I often get e-mails from writers who say, “I’m working on a novel and I’m really worried that the publisher won’t let me have a Creative Commons license and I’m going to have to have this difficult negotiation.” And I write back and say, “Well, how’s the novel going?” And they write back, “Well, I’m a few chapters in.” And I write back and say, “Well, you need to finish the novel first. You can’t sell that novel until it’s written.”

So, there is a lot of potchking—which is a Yiddish word that means fiddling around—that writers do. I think one of the ways you keep on writing is by pausing every once in a while and daydreaming about how nice it will be when the book is finished and published. That’s totally legitimate. It’s just like daydreaming about what the marathon will be like when you’re finished running it. It’s one of the things that keeps you running, right?

But it’s easy to tip over from daydreaming to making the daydream the main activity. Once you are taking the time you should be spending writing and using it researching technical questions about negotiating the fine details of your contract with your publisher—who as of yet doesn’t exist because the book isn’t written—you are no longer writing. You are potchking.
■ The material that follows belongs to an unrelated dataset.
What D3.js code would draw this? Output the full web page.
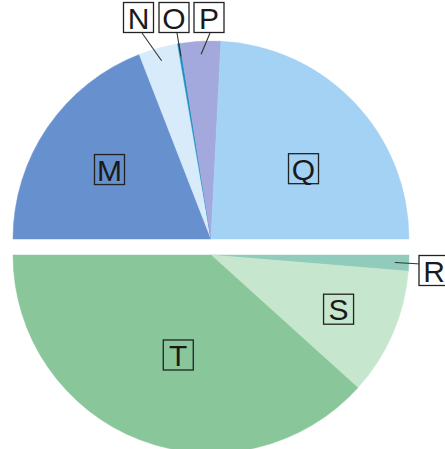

This is no different than Robert Heinlein’s advice to writers: Write, finish what you write, send what you write to an editor. Almost every writer who approaches me for advice is not doing at least one of those three things. And if you are not doing those three things, you are not on a trajectory to publishing work. If you are doing those three things, you may not ever publish your work, but you need to do those things, otherwise what you are doing is writing-related activity. You are no longer writing.

So write, finish what you write and send what you write to an editor. Everything else is gravy.

He’s so much more charitable than I am at the moment. If I had a nickel for every wannabe I read online who “has a chapter almost finished” and is already sniffing around for an agent…

I have a drawer full of crap “practice novels”; now, after working my butt off I’ve finished something I think is worthwhile and I can’t get arrested. (Hence I’m taking it to Smashwords. These characters deserve to see the light of day, even if it’s the light of a Kindle.)

So finish your damn book before you have the gall to bother a published author with silly questions. By finished, I mean get through more than two drafts. Really put some time in, then send it out there. Take your lumps. The best advice my late grandfather (who had more than 30 books to his credit) ever gave me was “work your ass off, and don’t expect anybody to cut you a break.”

Rant complete. Somebody help me off my damn soapbox.